Thanks. Is the && in Ts&& needed? Also, this allows types that can be created from each other. For example, struct A { int i; }; Graph<A>(42); would be allowed. How can I make it stricter?
Extra && removed, added another concept more restrictive.(even more restrictive would be with std::same_as)
Could you give an example with same_as as well? Just exchanging constructible_from with same_as does not work.
same_as version added. Unsure if you want to accept rvalue when C contains (l/rvalue) reference...
Thanks. I'd like to it to work exactly like f(auto &&...), just with a constraint on the types allowed by auto. The same_as version does not seem to work correctly with const and volatile arguments: godbolt.org/z/acq6EhsfW
|
1

It sounds like what you want is

template<class... C>
class Graph {
public:
    template<class... Ts>
    requires (std::same_as<Ts&, C&> and ...)
    Graph(Ts&&... Context);
};

This exploits reference collapsing rules for concision.

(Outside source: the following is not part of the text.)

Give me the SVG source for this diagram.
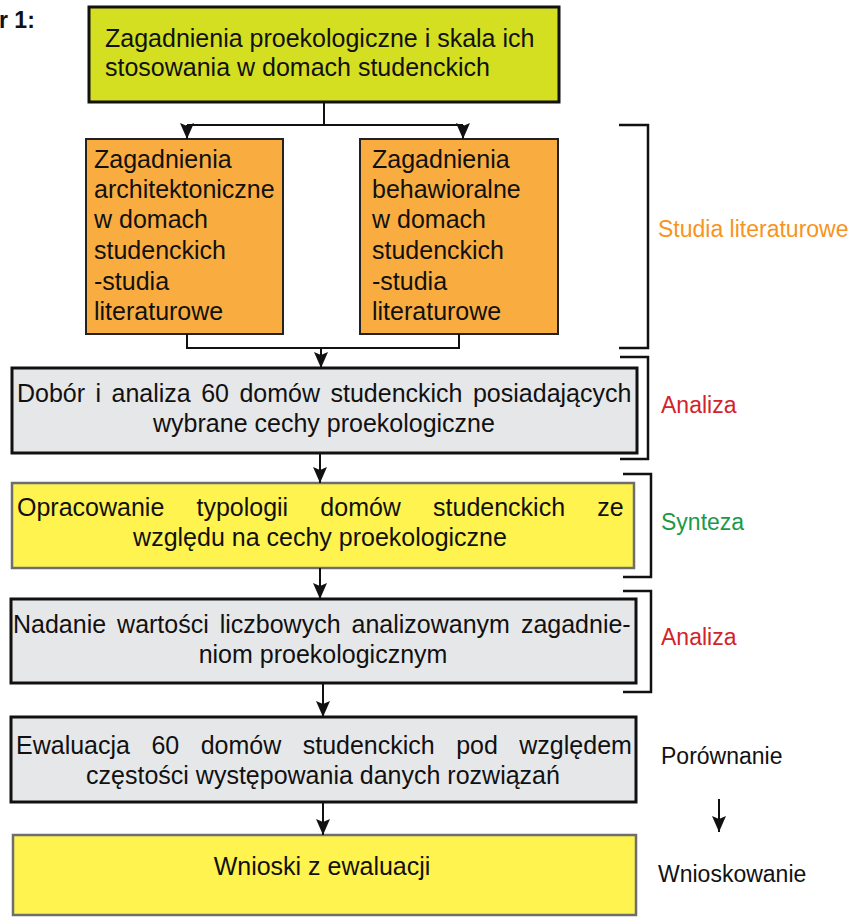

If you want, you can write a concept for this (here written out in full):

template<class T, class U>
concept same_as_or_lvalue_reference_to = std::same_as<T, U> or std::same_as<T, U&>;

template<class... C>
class Graph {
public:
    Graph(same_as_or_lvalue_reference_to<C> auto&&... Context);
};

3 Comments

Thanks! I cannot get the concept solution to work: wrong number of template arguments (1, should be 2).
The requires solution is very nice, but it does not work with const: Graph<const int>(42);.
Fixed the concept, was missing an auto. You can fix it for const by using std::remove_const_t and std::remove_cvref_t (not as elegant, though).